Le conseil municipal s’est réuni, en présence d’un public nombreux et attentif, pour voter un texte élaboré par le maire (Les Républicains), Damien Meslot, en concertation avec les syndicats de l’entreprise, CFDT, CGT, FO et CFE-CGC. Il dit tout le mal que les Belfortains pensent de l’annonce, soudaine et non concertée, de la direction d’Alstom. «Une décision inacceptable, d’une brutalité inouïe», lance le maire, qui clame depuis des jours avoir «un seul objectif, le maintien du site de production d’Alstom et de tous les emplois à Belfort.» Il se tourne vers le gouvernement : «Nous attendons maintenant des actes concrets, c’est-à-dire des commandes pour faire vivre le site. Il appartient à l’État de faire le job.»
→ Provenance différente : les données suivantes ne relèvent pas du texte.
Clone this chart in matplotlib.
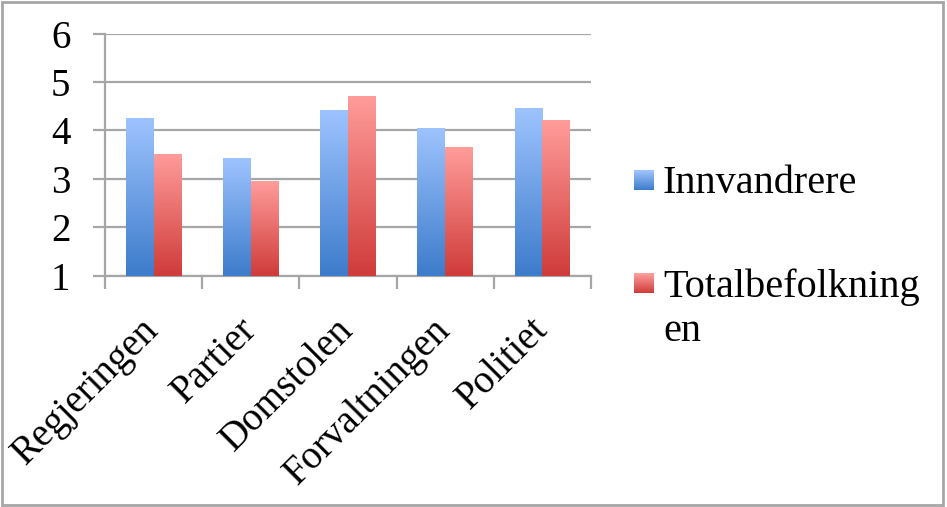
import numpy as np
import matplotlib
matplotlib.use('Agg')
import matplotlib.pyplot as plt
from matplotlib.patches import Rectangle

# data
categories = ['Regjeringen', 'Partier', 'Domstolen', 'Forvaltningen', 'Politiet']
series_names = ['Innvandrere', 'Totalbefolkning\nen']
innvandrere = [4.25, 3.43, 4.42, 4.05, 4.46]
totalbefolkning = [3.52, 2.95, 4.72, 3.65, 4.22]
y_ticks = [1, 2, 3, 4, 5, 6]

plt.rcParams['font.family'] = ['Liberation Serif', 'DejaVu Serif']
grey = '#a6a6a6'
blue_top, blue_bot = np.array([157, 195, 254]) / 255, np.array([61, 124, 203]) / 255
red_top, red_bot = np.array([255, 156, 154]) / 255, np.array([207, 60, 58]) / 255


def gradient(top, bot, n=64):
    t = np.linspace(0, 1, n)[:, None]
    return (top * (1 - t) + bot * t)[:, None, :]  # rows top -> bottom


fig = plt.figure(figsize=(9.47, 5.07), dpi=100)
ax = fig.add_axes([0.1109, 0.4562, 0.513, 0.4777])

x = np.arange(len(categories))
w = 0.284
series = [(innvandrere, blue_top, blue_bot), (totalbefolkning, red_top, red_bot)]
for k, (vals, top, bot) in enumerate(series):
    bars = ax.bar(x + (k - 0.5) * w, np.array(vals) - 1, w, bottom=1,
                  facecolor='none', edgecolor='none', zorder=3)
    for b in bars:
        x0, y0 = b.get_x(), b.get_y()
        im = ax.imshow(gradient(top, bot), extent=(x0, x0 + b.get_width(), y0, y0 + b.get_height()),
                       aspect='auto', interpolation='bilinear', zorder=3)
        im.set_clip_path(b)

ax.set_xlim(-0.5, len(categories) - 0.5)
ax.set_ylim(1, 6)
ax.set_yticks(y_ticks)
ax.yaxis.grid(True, color=grey, linewidth=1.6)
ax.set_axisbelow(True)
for s in ['top', 'right']:
    ax.spines[s].set_visible(False)
for s in ['left', 'bottom']:
    ax.spines[s].set_color(grey)
    ax.spines[s].set_linewidth(1.6)
ax.tick_params(axis='y', direction='out', length=9, width=1.6, color=grey, pad=23, labelsize=28)
ax.set_xticks(x)
ax.set_xticklabels(categories, rotation=45, ha='right', va='center', rotation_mode='anchor', fontsize=28)
ax.set_xticks(np.arange(len(categories) + 1) - 0.5, minor=True)
ax.tick_params(axis='x', which='major', length=0, pad=35)
ax.tick_params(axis='x', which='minor', direction='out', length=9, width=1.6, color=grey)
for lab in ax.get_yticklabels():
    lab.set_horizontalalignment('center')

# legend drawn by hand so the square sits on the first line of the label
leg_tops = [170, 273]
for name, (vals, top, bot), ytop in zip(series_names, series, leg_tops):
    sq = fig.add_axes([634 / 947, 1 - (ytop + 20) / 507, 20 / 947, 20 / 507])
    sq.imshow(gradient(top * 0.95 + 0.05, bot), aspect='auto', interpolation='bilinear')
    sq.axis('off')
    fig.text(663 / 947, 1 - (ytop - 5) / 507, name, fontsize=29, va='top', ha='left',
             linespacing=1.25)

fig.patches.append(Rectangle((0.002, 0.003), 0.994, 0.993, transform=fig.transFigure,
                             fill=False, edgecolor=grey, linewidth=2))
fig.savefig('out.png', dpi=100)
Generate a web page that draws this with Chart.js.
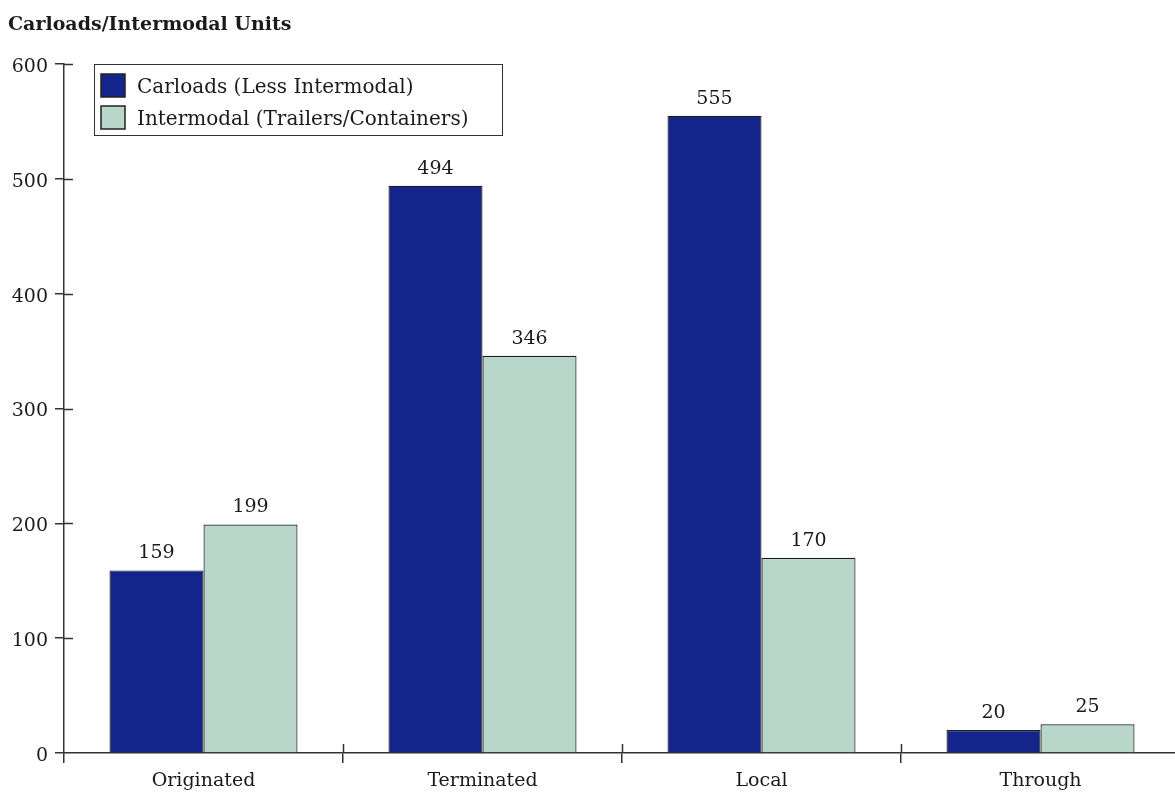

La motion, votée à l’unanimité à l’issue de la soirée, déclare que «les Belfortains ont fait Alstom» et «la fierté et la renommée de l’histoire ferroviaire française». Les élus «demandent aux dirigeants d’Alstom de revenir sur leur décision», de maintenir «les 500 emplois actuels» et «demandent également au président de la République de faire pression sur la direction afin d’atteindre ces objectifs».
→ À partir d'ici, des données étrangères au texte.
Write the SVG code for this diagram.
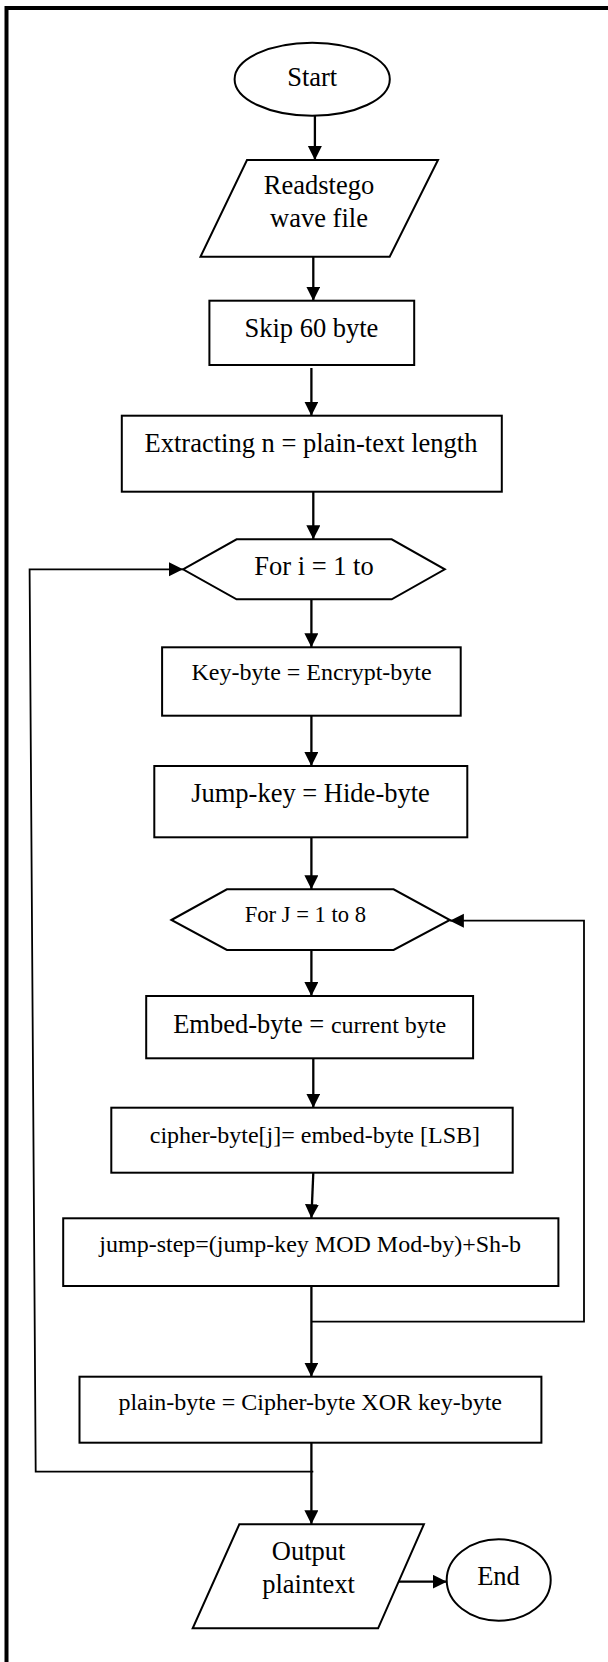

Samia Jaber, socialiste, personnalité de l’opposition et fille d’ouvrier de l’entreprise, résume le sentiment général : «Alstom a des comptes à rendre aux Belfortains.» Olivier Kohler, chef de file local de la CFDT et artisan de nombreux conflits sociaux depuis des années, abonde : «Cette usine, elle nous appartient, nous avons fait sa notoriété, il est hors de question qu’on nous vole ce patrimoine.»
Lorsque le maire salue «l’union sacrée» de la ville autour de ses « Alsthommes», comme il est courant de les appeler à Belfort, les élus et une partie du public applaudissent. Mais une poignée de militants, portant les couleurs de FO, huent et sifflent. Daniel Rouillon, militant de Lutte ouvrière [1], en préretraite après 40 ans dans l’entreprise, explique la position de ses camarades. «On n’est pas dupes, tout ça c’est aussi de l’esbroufe. C’est un symbole, oui, mais ce n’est pas de symboles que les gens vivent, rappelle le solide gaillard aux cheveux blancs. Il y a une forme de colère.»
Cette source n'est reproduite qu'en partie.